As well as being known as the voice of Mortein's "Louie the Fly", during the 1980s Higgins did TV commercials for one of their main competitors in the Australian market, Pea Beu.

Higgins played a straight dramatic role in the soap opera Richmond Hill (1988). His character, a dour policeman, was the show's main authority figure. The series was cancelled at the end of 1988. In 1992, he starred in the Ten Network's sitcom Late for School (which launched the TV careers of Matthew Newton and Stephen Curry). Higgins' final series saw him reprise the Ted Bullpitt character in the situation comedy Bullpitt! in 1997, which had two seasons on the 7 Network. Kingswood Country has since found new audiences via cable TV, DVD and YouTube.

==Filmography==
===Film===

| Year | Title | Role | Notes |
|---|---|---|---|
| 1977 | Dot and the Kangaroo | Willie Wagtail (voice) | Animated feature film |
| 1984 | Epic | Voice | Animated feature film |
| 1991 | The Magic Riddle | Philippe's singing voice | Animated feature film |
| 1992 | Blinky Bill: The Mischievous Koala | The Frogs (voices) | Animated feature film |

===Television===

| Year | Title | Role | Notes |
|---|---|---|---|
| 1968 | Motel | Reverend Larcombe | TV series |
| 1969 | Division 4 | Guest role | TV series |
| 1968-1969 | Skippy | Guest role | TV series |
| 1977 | The Naked Vicar Show | Various characters | TV series, 2 seasons |
| 1980 | Kingswood Country | Ted Bullpitt | TV series |
| 1988 | Richmond Hill | Dan Costello | TV series |
| 1992 | Late for School | Stan Price | TV series |
| 1997 | Bullpitt! | Ted Bullpitt | TV series, 2 seasons |
| 2001 | Pizza | Vietnam Vet | TV series, Cameo |

==Discography==
===Albums===

List of albums, with selected chart positions
| Title | Album details | Peak chart positions |
AUS
| The Highwayman.

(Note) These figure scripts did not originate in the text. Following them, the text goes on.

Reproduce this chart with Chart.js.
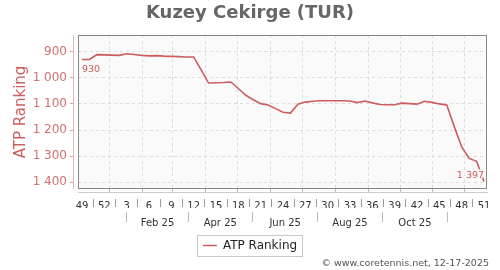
<!DOCTYPE html>
<html>
<head>
<meta charset="utf-8">
<script src="https://cdn.jsdelivr.net/npm/chart.js@4.4.1/dist/chart.umd.min.js"></script>
<style>
  html, body { margin: 0; padding: 0; background: #fff; }
  #wrap { position: relative; width: 500px; height: 270px; }
  #credit { position: absolute; right: 11px; top: 257px; line-height: 11px; font: 9.5px "DejaVu Sans"; color: #555; white-space: nowrap; }
</style>
</head>
<body>
<div id="wrap">
  <canvas id="rankChart" width="500" height="270"></canvas>
  <div id="credit">© www.coretennis.net, 12-17-2025</div>
</div>
<script>
const chartTitle = 'Kuzey Cekirge (TUR)';
const seriesName = 'ATP Ranking';
const firstWeekDate = '2024-12-06';
const weeks = [49, 50, 51, 52, 1, 2, 3, 4, 5, 6, 7, 8, 9, 10, 11, 12, 13, 14, 15, 16, 17, 18, 19, 20,
  21, 22, 23, 24, 25, 26, 27, 28, 29, 30, 31, 32, 33, 34, 35, 36, 37, 38, 39, 40, 41, 42, 43, 44, 45,
  46, 47, 48, 49, 50, 51];
const rankings = [930, 930, 911, 912, 913, 914, 908, 911, 914, 916,
  915, 917, 918, 919, 920, 920, 970, 1020, 1019, 1018,
  1016, 1041, 1067, 1084, 1099, 1104, 1118, 1132, 1135, 1101,
  1093, 1090, 1088, 1088, 1088, 1088, 1089, 1095, 1089, 1096,
  1102, 1103, 1103, 1097, 1099, 1101, 1090, 1094, 1100, 1104,
  1187, 1265, 1309, 1320, 1397];
const rankTicks = [900, 1000, 1100, 1200, 1300, 1400];
const monthStarts = ['2025-01-01', '2025-02-01', '2025-03-01', '2025-04-01', '2025-05-01', '2025-06-01',
  '2025-07-01', '2025-08-01', '2025-09-01', '2025-10-01', '2025-11-01', '2025-12-01'];
const monthLabels = ['Feb 25', 'Apr 25', 'Jun 25', 'Aug 25', 'Oct 25'];
const monthLabelDates = ['2025-02-15', '2025-04-15', '2025-06-15', '2025-08-15', '2025-10-15'];

const lineColor = '#cd5c5c';
const xMin = -0.54, xMax = 54.4;

function weeksFrom(date) {
  return (Date.parse(date) - Date.parse(firstWeekDate)) / (7 * 86400000);
}

function formatRank(v) {
  return String(v).replace(/\B(?=(\d{3})+(?!\d))/g, ' ');
}

Chart.defaults.font.family = '"DejaVu Sans"';

const decorations = {
  id: 'decorations',
  beforeDraw(chart) {
    const {ctx, chartArea: a} = chart;
    ctx.save();
    ctx.fillStyle = '#fafafa';
    ctx.fillRect(a.left, a.top, a.right - a.left, a.bottom - a.top);
    ctx.restore();
  },
  beforeDatasetsDraw(chart) {
    const {ctx, chartArea: a} = chart;
    ctx.save();
    ctx.strokeStyle = '#888';
    ctx.lineWidth = 1;
    ctx.strokeRect(Math.round(a.left) + 0.5, Math.round(a.top) + 0.5,
      Math.round(a.right - a.left) - 1, Math.round(a.bottom - a.top) - 1);
    ctx.strokeStyle = 'rgba(205, 92, 92, 0.45)';
    ctx.beginPath();
    ctx.moveTo(Math.round(a.left) - 4.5, a.top);
    ctx.lineTo(Math.round(a.left) - 4.5, a.bottom);
    ctx.stroke();
    ctx.restore();
  },
  afterDatasetsDraw(chart) {
    const {ctx} = chart;
    const points = chart.getDatasetMeta(0).data;
    const first = points[0];
    const last = points[points.length - 1];
    ctx.save();
    ctx.font = '9.5px "DejaVu Sans"';
    ctx.fillStyle = lineColor;
    ctx.strokeStyle = '#fafafa';
    ctx.lineWidth = 3;
    ctx.textBaseline = 'alphabetic';
    ctx.textAlign = 'left';
    ctx.strokeText(formatRank(rankings[0]), first.x, first.y + 12.5);
    ctx.fillText(formatRank(rankings[0]), first.x, first.y + 12.5);
    ctx.textAlign = 'right';
    ctx.strokeText(formatRank(rankings[rankings.length - 1]), last.x, last.y - 3.5);
    ctx.fillText(formatRank(rankings[rankings.length - 1]), last.x, last.y - 3.5);
    ctx.restore();
  },
  afterDraw(chart) {
    const {ctx} = chart;
    const boxes = chart.legend.legendHitBoxes;
    if (!boxes || !boxes.length) return;
    const hb = boxes[0];
    ctx.save();
    ctx.strokeStyle = '#c8c8c8';
    ctx.lineWidth = 1;
    ctx.strokeRect(Math.round(hb.left - 6) + 0.5, Math.round(hb.top - 4.5) + 0.5,
      Math.round(hb.width + 11), 21);
    ctx.restore();
  }
};

const ctx = document.getElementById('rankChart').getContext('2d');
new Chart(ctx, {
  type: 'line',
  data: {
    datasets: [{
      label: seriesName,
      data: rankings.map((r, i) => ({x: i, y: r})),
      borderColor: lineColor,
      backgroundColor: lineColor,
      borderWidth: 1.6,
      pointRadius: 0,
      pointStyle: 'line',
      tension: 0,
      fill: false,
      xAxisID: 'x',
      yAxisID: 'y'
    }]
  },
  options: {
    responsive: false,
    animation: false,
    layout: { padding: { left: 0, right: 0, top: 0, bottom: 8.5 } },
    plugins: {
      title: {
        display: true,
        text: chartTitle,
        color: '#666',
        font: { size: 18, weight: 'bold' },
        padding: { top: 3, bottom: 10.4 }
      },
      legend: {
        position: 'bottom',
        labels: {
          usePointStyle: true,
          pointStyleWidth: 14,
          color: '#222',
          font: { size: 12 },
          padding: 8
        }
      },
      tooltip: { enabled: false }
    },
    scales: {
      y: {
        type: 'linear',
        position: 'left',
        reverse: true,
        min: 836,
        max: 1426,
        bounds: 'data',
        afterBuildTicks: s => { s.ticks = rankTicks.map(v => ({value: v})); },
        afterFit: s => { s.width = 78; },
        title: {
          display: true,
          text: seriesName,
          color: lineColor,
          font: { size: 15 },
          padding: { top: 12, bottom: 0 }
        },
        ticks: {
          color: '#d27070',
          font: { size: 12 },
          padding: 3,
          callback: v => formatRank(v)
        },
        grid: {
          color: '#dcdcdc',
          tickLength: 8,
          tickColor: 'rgba(205, 92, 92, 0.6)',
          tickBorderDash: [3, 100]
        },
        border: { display: false, dash: [3, 3] }
      },
      yr: {
        type: 'linear',
        position: 'right',
        afterFit: s => { s.width = 13; },
        ticks: { display: false },
        grid: { display: false },
        border: { display: false }
      },
      xm: {
        type: 'linear',
        position: 'bottom',
        weight: 1,
        min: xMin,
        max: xMax,
        bounds: 'data',
        afterBuildTicks: s => { s.ticks = monthStarts.map(d => ({value: weeksFrom(d)})); },
        afterFit: s => { s.height = 3; },
        ticks: { display: false },
        grid: {
          color: '#dcdcdc',
          tickLength: 3,
          tickColor: '#bbb',
          tickBorderDash: []
        },
        border: { display: false, dash: [3, 3] }
      },
      x: {
        type: 'linear',
        position: 'bottom',
        weight: 2,
        min: xMin,
        max: xMax,
        bounds: 'data',
        afterBuildTicks: s => {
          s.ticks = weeks.map((w, i) => i).filter(i => i % 3 === 0).map(i => ({value: i}));
        },
        afterFit: s => { s.height = 16; },
        ticks: {
          autoSkip: false,
          maxRotation: 0,
          padding: -7,
          color: '#333',
          font: { size: 10 },
          callback: v => weeks[v]
        },
        grid: {
          drawOnChartArea: false,
          offset: true,
          tickLength: 15,
          tickColor: '#999',
          tickBorderDash: [0, 6, 9, 50]
        },
        border: { display: true, color: '#ccc' }
      },
      xl: {
        type: 'linear',
        position: 'bottom',
        weight: 3,
        min: xMin,
        max: xMax,
        bounds: 'data',
        afterBuildTicks: s => { s.ticks = monthLabelDates.map(d => ({value: weeksFrom(d)})); },
        afterFit: s => { s.height = 23.5; },
        ticks: {
          autoSkip: false,
          maxRotation: 0,
          padding: -5,
          color: '#333',
          font: { size: 10 },
          callback: (v, i) => monthLabels[i]
        },
        grid: {
          drawOnChartArea: false,
          offset: true,
          tickLength: 14,
          tickColor: '#bbb',
          tickBorderDash: [0, 4, 11, 50]
        },
        border: { display: false }
      }
    }
  },
  plugins: [decorations]
});
</script>
</body>
</html>
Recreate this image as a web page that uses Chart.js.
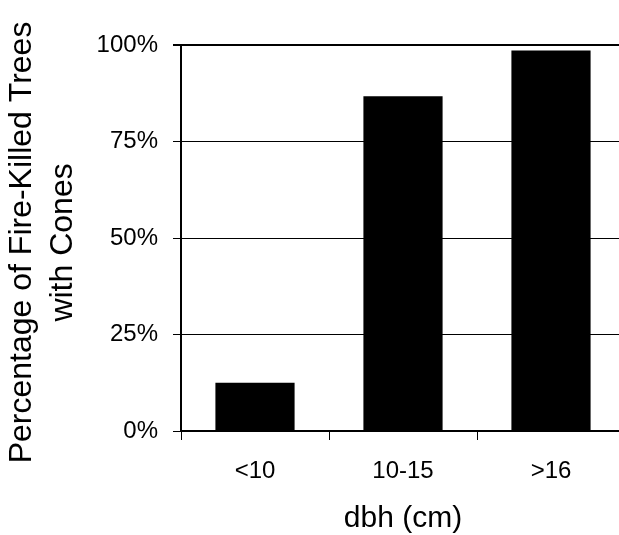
<!DOCTYPE html>
<html><head><meta charset="utf-8">
<script src="https://cdn.jsdelivr.net/npm/chart.js@4/dist/chart.umd.min.js"></script>
<style>
html,body{margin:0;padding:0;background:#fff;overflow:hidden;}
#wrap{width:619px;height:535px;overflow:hidden;position:relative;}
#box{position:absolute;left:0;top:0;width:640px;height:535px;}
</style></head>
<body>
<div id="wrap"><div id="box"><canvas id="c" width="640" height="535"></canvas></div></div>
<script>
const categories = ['<10', '10-15', '>16'];
const percentWithCones = [12.5, 86.7, 98.6];
const yTicks = [0, 25, 50, 75, 100];
const xTitle = 'dbh (cm)';
const yTitle = ['Percentage of Fire-Killed Trees\u00A0', 'with Cones\u00A0'];

const FONT = "'Liberation Sans', Arial, sans-serif";
new Chart(document.getElementById('c'), {
  type: 'bar',
  data: {
    labels: categories,
    datasets: [{
      data: percentWithCones,
      backgroundColor: '#000',
      borderWidth: 0,
      categoryPercentage: 1,
      barPercentage: 0.535
    }]
  },
  options: {
    responsive: false,
    animation: false,
    devicePixelRatio: 1,
    plugins: { legend: { display: false }, tooltip: { enabled: false } },
    layout: { padding: { left: 0, right: 15, top: 45, bottom: 0 } },
    scales: {
      x: {
        afterFit: s => { s.height = 104; },
        grid: { drawOnChartArea: false, color: '#000', tickLength: 9, lineWidth: 1, offset: true },
        border: { color: '#000', width: 2 },
        ticks: { color: '#000', font: { family: FONT, size: 24 }, padding: 17 },
        title: { display: true, text: xTitle, color: '#000', font: { family: FONT, size: 30, lineHeight: 1.1 }, padding: { top: 0, bottom: 0 } }
      },
      y: {
        min: 0, max: 100,
        afterBuildTicks: s => { s.ticks = yTicks.map(v => ({ value: v })); },
        afterFit: s => { s.width = 181; },
        grid: { color: '#000', lineWidth: ctx => (ctx.tick && ctx.tick.value === 100 ? 2 : 1), tickLength: 8 },
        border: { color: '#000', width: 2 },
        ticks: { color: '#000', font: { family: FONT, size: 24 }, padding: 15, callback: v => v + '%' },
        title: { display: true, text: yTitle, color: '#000', font: { family: FONT, size: 32, lineHeight: 1.3 }, padding: { top: 1, bottom: 0 } }
      }
    }
  }
});
</script>
</body></html>
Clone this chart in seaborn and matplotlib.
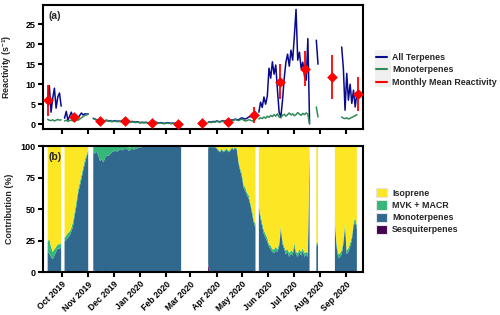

Highlights from the Australian Musical Comedy by Eddie Samuels (with Jan Mazurus, Valda Bagnall, Babs McKinnon, Bob Gibson and His Orchestra) | Released: 1964; Format: LP; Label: World Record Club (7082); | - |
| Eddie's Alphabet | Released: 1968; Format: LP; Label: Parlophone (PMEO 9441); | - |
| The Naked Vicar Show (with Noeline Brown and Kev Golsby ) | Released: 1975; Format: LP; Label: EMI (EMC-2545); | - |
| Son Of Naked Vicar (with Noeline Brown and Kev Golsby ) | Released: 1976; Format: LP; Label: EMI (EMC-2572); | 55 |
| The Adventures of Blinky Bill (with Dorothy Wall) | Released: 1976; Format: LP; Label: M7 (MLX-117); | - |
| The Further Adventures of Blinky Bill (with Dorothy Wall) | Released: 1977; Format: LP; Label: M7 (MLX-167); | - |
| Live from The Madge Burrows Room! / The Naked Vicar Show (with Noeline Brown, Kev Golsby, Colin McEwan and Julie McGregor) | Released: 1978; Format: LP; Label: EMI (EMC-2671); | 84 |

===Singles===
Higgins recorded a 7" single version of "Monster Mash" for ABC Kids (Australia) in 1989.

==Personal life and death==
Higgins and his wife Nadine had four children, including actor Brendan Higgins.

He died of unspecified causes on 7 October 2016, aged 86. He had been ill for some time and had been hospitalized for several weeks.